The man who once played Father Christmas on screen actually describes himself as ‘Mary Poppins, always have been, won’t change’. But he’s much steelier than that and punctuates our conversation with the kind of fruity language which would never even remotely cross Mary’s lips.

Normally the eternal optimist, the only real note of real movie regret creeps in when he muses about the changing nature of the film industry with this cleaned-up reflection on Hollywood Then and Now.

‘When I first went to Hollywood in the 1950s, the old buggers, like Jack Warner and Darryl Zanuck, were still there. Although they were really tough buggers, they were there because of movies and not there as officers in the major conglomerates which mostly run the American film industry today. However tough they were, at the end of the day what mattered was The Movie. I fear what only matters now is The Deal, and therefore The Bottom Line.

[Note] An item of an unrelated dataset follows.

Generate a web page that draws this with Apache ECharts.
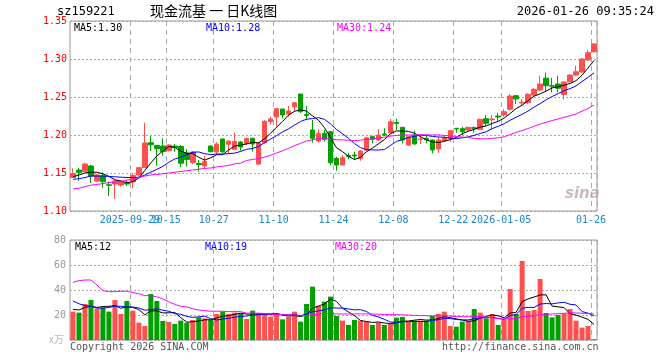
<!DOCTYPE html>
<html><head><meta charset="utf-8">
<script src="https://cdn.jsdelivr.net/npm/echarts@6/dist/echarts.min.js"></script>
<style>html,body{margin:0;padding:0;background:#fff}#c{width:660px;height:360px}</style>
</head><body><div id="c"></div>
<script>
// ---------- data ----------
const dates = ['2025-09-15','2025-09-16','2025-09-17','2025-09-18','2025-09-19','2025-09-22','2025-09-23','2025-09-24','2025-09-25','2025-09-26',
'2025-09-29','2025-09-30','2025-10-09','2025-10-10','2025-10-13','2025-10-14','2025-10-15','2025-10-16','2025-10-17','2025-10-20',
'2025-10-21','2025-10-22','2025-10-23','2025-10-24','2025-10-27','2025-10-28','2025-10-29','2025-10-30','2025-10-31','2025-11-03',
'2025-11-04','2025-11-05','2025-11-06','2025-11-07','2025-11-10','2025-11-11','2025-11-12','2025-11-13','2025-11-14','2025-11-17',
'2025-11-18','2025-11-19','2025-11-20','2025-11-21','2025-11-24','2025-11-25','2025-11-26','2025-11-27','2025-11-28','2025-12-01',
'2025-12-02','2025-12-03','2025-12-04','2025-12-05','2025-12-08','2025-12-09','2025-12-10','2025-12-11','2025-12-12','2025-12-15',
'2025-12-16','2025-12-17','2025-12-18','2025-12-19','2025-12-22','2025-12-23','2025-12-24','2025-12-25','2025-12-26','2025-12-29',
'2025-12-30','2025-12-31','2026-01-05','2026-01-06','2026-01-07','2026-01-08','2026-01-09','2026-01-12','2026-01-13','2026-01-14',
'2026-01-15','2026-01-16','2026-01-19','2026-01-20','2026-01-21','2026-01-22','2026-01-23','2026-01-26'];

const openP = [1.1441,1.1539,1.1517,1.1592,1.1395,1.1461,1.1346,1.1355,1.1342,1.1368,
1.1382,1.1474,1.1572,1.1899,1.1864,1.1855,1.1796,1.1855,1.1849,1.1763,
1.1638,1.1625,1.1592,1.1855,1.1776,1.1947,1.1878,1.1809,1.1908,1.1888,
1.1957,1.1618,1.1901,1.2178,1.2237,1.2342,1.2276,1.2372,1.2539,1.2270,
1.2066,1.1921,1.2022,1.2043,1.1693,1.1605,1.1730,1.1737,1.1693,1.1803,
1.1978,1.1934,1.2013,1.2030,1.2164,1.2101,1.1868,1.2000,1.1943,1.1957,
1.1934,1.1816,1.1925,1.1957,1.2088,1.2083,1.2066,1.2096,1.2075,1.2214,
1.2201,1.2250,1.2263,1.2338,1.2517,1.2421,1.2425,1.2526,1.2592,1.2746,
1.2649,1.2671,1.2533,1.2701,1.2789,1.2829,1.2987,1.3096];
const closeP = [1.1493,1.1504,1.1618,1.1461,1.1474,1.1386,1.1338,1.1395,1.1382,1.1355,
1.1467,1.1570,1.1895,1.1872,1.1820,1.1783,1.1868,1.1836,1.1628,1.1678,
1.1776,1.1612,1.1654,1.1780,1.1882,1.1780,1.1921,1.1914,1.1842,1.1954,
1.1882,1.1895,1.2180,1.2211,1.2346,1.2263,1.2316,1.2425,1.2307,1.2257,
1.1957,1.2022,1.1943,1.1636,1.1605,1.1701,1.1717,1.1724,1.1789,1.1964,
1.1943,1.2000,1.2000,1.2175,1.2151,1.1934,1.1978,1.1882,1.1947,1.1938,
1.1803,1.1934,1.1964,1.2057,1.2079,1.2043,1.2101,1.2088,1.2207,1.2154,
1.2211,1.2237,1.2307,1.2513,1.2474,1.2430,1.2536,1.2601,1.2671,1.2649,
1.2641,1.2615,1.2697,1.2789,1.2833,1.3000,1.3083,1.3197];
const lowP = [1.1434,1.1399,1.1513,1.1368,1.1382,1.1307,1.1197,1.1158,1.1320,1.1329,
1.1299,1.1467,1.1566,1.1789,1.1596,1.1724,1.1783,1.1780,1.1579,1.1586,
1.1618,1.1517,1.1553,1.1772,1.1737,1.1763,1.1763,1.1803,1.1793,1.1868,
1.1780,1.1605,1.1882,1.2141,1.2109,1.2220,1.2241,1.2307,1.2289,1.2197,
1.1899,1.1899,1.1912,1.1605,1.1530,1.1601,1.1680,1.1671,1.1662,1.1793,
1.1891,1.1921,1.1987,1.2013,1.2066,1.1891,1.1855,1.1875,1.1882,1.1891,
1.1759,1.1767,1.1912,1.1912,1.2030,1.2000,1.2043,1.2030,1.2066,1.2118,
1.2066,1.2175,1.2241,1.2320,1.2408,1.2382,1.2404,1.2504,1.2579,1.2579,
1.2562,1.2562,1.2467,1.2688,1.2776,1.2816,1.2974,1.3083];
const highP = [1.1562,1.1570,1.1636,1.1605,1.1487,1.1509,1.1386,1.1408,1.1408,1.1408,
1.1496,1.1579,1.2162,1.1987,1.1868,1.1957,1.1878,1.1882,1.1868,1.1816,
1.1789,1.1671,1.1724,1.1862,1.1904,1.1954,1.1925,1.2033,1.1921,1.1970,
1.1964,1.1905,1.2197,1.2241,1.2359,1.2342,1.2382,1.2438,1.2539,1.2382,
1.2197,1.2075,1.2066,1.2053,1.1714,1.1737,1.1767,1.1780,1.1803,1.1978,
1.1991,1.2075,1.2088,1.2211,1.2211,1.2105,1.1987,1.2057,1.1987,1.1987,
1.1941,1.1970,1.1991,1.2066,1.2092,1.2109,1.2109,1.2114,1.2214,1.2263,
1.2263,1.2293,1.2338,1.2539,1.2526,1.2474,1.2549,1.2622,1.2780,1.2820,
1.2754,1.2780,1.2701,1.2799,1.2912,1.3013,1.3118,1.3207];
// volume (万)
const volume = [22.7,21.9,28.8,32,25.1,26.1,22.7,32,20.8,31.2,
23.5,13.9,11.2,36.8,31.2,15.2,14.4,12.8,15.5,13.9,
16,18.1,17.3,16,20.8,22.7,20.8,21.9,21.3,16.8,
23.5,21.3,21.6,18.7,20.8,16.5,18.7,22.7,14.7,28.8,
42.7,27.2,30.7,34.7,19.2,15.5,12,16,15.5,14.7,
12,13.9,12,12.8,17.9,18.4,14.7,15.5,15.5,15.5,
19.2,20.8,22.7,11.2,10.7,14.7,15.5,24.8,21.9,17.3,
20.8,12,16.5,40.8,20.8,63.2,23.2,24,48.8,21.6,
18.1,20,21.3,24.8,15.5,9.9,11.2,0.8];
// moving-average values before enough history exists
const ma5Lead = [1.1451,1.1474,1.1500,1.1510];
const ma10Lead = [1.1417,1.1425,1.1440,1.1460,1.1460,1.1460,1.1455,1.1450,1.1445];
const ma30Lead = [1.129,1.130,1.132,1.134,1.135,1.136,1.1375,1.138,1.139,1.1405,
1.142,1.144,1.146,1.1474,1.148,1.149,1.150,1.151,1.152,1.153,
1.154,1.155,1.156,1.1566,1.158,1.159,1.160,1.162,1.163];
const vma5Lead = [24.5,24,26,27];
const vma10Lead = [31.2,29,27.5,27,25.5,25.5,26,27,27];
const vma30Lead = [46.1,47.5,48,48,44,39.5,38.7,38.7,39,39,38,37,35.5,35.5,34.5,33,30.5,28.5,27,26.5,25,24,23.5,23,23,23,22.7,22.7,22.7];
const tickIdx = [10,16,24,34,44,54,64,72,87];
const tickLabels = ['2025-09-29','10-15','10-27','11-10','11-24','12-08','12-22','2026-01-05','01-26'];
const priceLegend = ['MA5:1.30','MA10:1.28','MA30:1.24'];
const volLegend = ['MA5:12','MA10:19','MA30:20'];
const code = 'sz159221';
const titleText = '现金流基 一 日K线图';
const timeText = '2026-01-26 09:35:24';

// ---------- helpers ----------
function ma(arr, n, lead){
  return arr.map((v,i)=>{
    if(i < n-1) return lead[i];
    let s=0; for(let k=i-n+1;k<=i;k++) s+=arr[k];
    return +(s/n).toFixed(4);
  });
}
const candle = dates.map((d,i)=>[openP[i],closeP[i],lowP[i],highP[i]]);
const UP='#ff5050', DOWN='#00a000';
const MONO='"DejaVu Sans Mono", "Liberation Mono", monospace';
const tickSet = new Set(tickIdx);
const isTick = (i)=>tickSet.has(i);
// labels are split over two overlaid axes so that touching labels are both drawn
const labelSetA = new Set(tickIdx.filter((v,k)=>k!==1));
const labelSetB = new Set([tickIdx[1]]);

const chart = echarts.init(document.getElementById('c'), null, {renderer:'canvas'});
const gridBase = {left:70, width:527, show:true, borderColor:'#999', borderWidth:1, backgroundColor:'transparent'};
const xBase = (gi, labelSet, splits)=>({
  type:'category', gridIndex:gi, data:dates, boundaryGap:true, position:'bottom', offset:0,
  axisLine:{show:false}, axisTick:{show:false},
  axisLabel:{show:!!labelSet, interval:(i)=>!!labelSet && labelSet.has(i), hideOverlap:false, showMinLabel:true, showMaxLabel:true,
    color:'#1a86d0', fontFamily:MONO, fontSize:10, margin:4,
    padding:[0,6,0,0],
    formatter:(v,i)=>{const k=tickIdx.indexOf(i); return k>=0?tickLabels[k]:'';}},
  splitLine:{show:splits, interval:(i)=>isTick(i), lineStyle:{color:'#aaa', type:[5,4], width:1}}
});
const lineS = (name, xi, yi, data, color)=>({name, type:'line', xAxisIndex:xi, yAxisIndex:yi, data, symbol:'none',
  lineStyle:{color, width:1}, itemStyle:{color}, silent:true, z:5});

const option = {
  animation:false,
  grid:[Object.assign({top:21, height:190}, gridBase), Object.assign({top:240, height:100}, gridBase)],
  xAxis:[xBase(0,labelSetA,true), xBase(1,null,true), xBase(0,labelSetB,false)],
  yAxis:[
    {type:'value', gridIndex:0, min:1.10, max:1.35, interval:0.05, axisLine:{show:false}, axisTick:{show:false},
     axisLabel:{color:'#ff0000', fontFamily:MONO, fontSize:10, margin:3, formatter:(v)=>v.toFixed(2)},
     splitLine:{show:true, lineStyle:{color:'#aaa', type:[2,2]}}},
    {type:'value', gridIndex:1, min:0, max:80, interval:20, axisLine:{show:false}, axisTick:{show:false},
     axisLabel:{color:'#999', fontFamily:MONO, fontSize:10, margin:4, formatter:(v)=>v===0?'':String(v)},
     splitLine:{show:true, lineStyle:{color:'#aaa', type:[2,2]}}}
  ],
  series:[
    {type:'candlestick', xAxisIndex:0, yAxisIndex:0, data:candle, barWidth:5,
     itemStyle:{color:UP, color0:DOWN, borderColor:UP, borderColor0:DOWN, borderWidth:1}},
    lineS('MA5',0,0,ma(closeP,5,ma5Lead),'#000'),
    lineS('MA10',0,0,ma(closeP,10,ma10Lead),'#0000ff'),
    lineS('MA30',0,0,ma(closeP,30,ma30Lead),'#ff00ff'),
    {type:'bar', xAxisIndex:1, yAxisIndex:1, barWidth:5,
     data:volume.map((v,i)=>({value:v, itemStyle:{color: closeP[i]>=openP[i]?UP:DOWN}}))},
    lineS('VMA5',1,1,ma(volume,5,vma5Lead),'#000'),
    lineS('VMA10',1,1,ma(volume,10,vma10Lead),'#0000ff'),
    lineS('VMA30',1,1,ma(volume,30,vma30Lead),'#ff00ff')
  ],
  graphic:[
    {type:'text', left:57, top:6, style:{text:code, fill:'#000', font:'12px '+MONO}},
    {type:'text', left:150, top:4, style:{text:titleText, fill:'#000', font:'14px "Noto Sans CJK SC", sans-serif'}},
    {type:'text', right:6, top:6, style:{text:timeText, fill:'#000', font:'12px '+MONO}},
    {type:'text', left:74, top:23, style:{text:priceLegend[0], fill:'#000', font:'10px '+MONO}},
    {type:'text', left:206, top:23, style:{text:priceLegend[1], fill:'#0000ff', font:'10px '+MONO}},
    {type:'text', left:337, top:23, style:{text:priceLegend[2], fill:'#ff00ff', font:'10px '+MONO}},
    {type:'text', left:75, top:242, style:{text:volLegend[0], fill:'#000', font:'10px '+MONO}},
    {type:'text', left:205, top:242, style:{text:volLegend[1], fill:'#0000ff', font:'10px '+MONO}},
    {type:'text', left:335, top:242, style:{text:volLegend[2], fill:'#ff00ff', font:'10px '+MONO}},
    {type:'text', left:49, top:334, style:{text:'x万', fill:'#bbb', font:'10px "Noto Sans CJK SC", sans-serif'}},
    {type:'text', left:70, top:342, style:{text:'Copyright 2026 SINA.COM', fill:'#555', font:'10px '+MONO}},
    {type:'text', left:442, top:342, style:{text:'http://finance.sina.com.cn', fill:'#555', font:'10px '+MONO}},
    {type:'text', left:565, top:187, style:{text:'sina', fill:'rgba(190,170,170,0.8)', font:'italic bold 15px "DejaVu Sans", sans-serif'}}
  ]
};
chart.setOption(option);
</script></body></html>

‘I remember going with Closing The Ring to the [expletive deleted] head of Universal, someone who I thought I knew really rather well who shall here remain nameless. His reply, was “Gee, great … we’ll send it to the marketing boys and then we’ll let you know.” He wasn’t even interested in knowing about the subject matter, let alone the quality of the script.

‘Every movie I’ve done, almost without exception, has required terrible problems raising the money. It’s often meant cutting things back sometimes to the detriment of the subject. It’s frustrating, it’s aggravating – but I don’t resent it because I want a degree of autonomy.’

He acknowledges that, for a variety of reasons, his last two films, In Love and War and Grey Owl, were box-office flops. ‘I am not flavour of the month,’ he admits, ‘In terms of current cinema and conventional box-office wisdom, I am old-fashioned.’ But that makes him even more determined.

‘I have since Gandhi been one of the now five or six directors who have what’s called ‘final cut’ – rightly or wrongly. It means I can make the movies I want to make in the form I want … provided I can raise the money.” It seems that, even in his 81st year, Closing the Ring will be absolutely no different.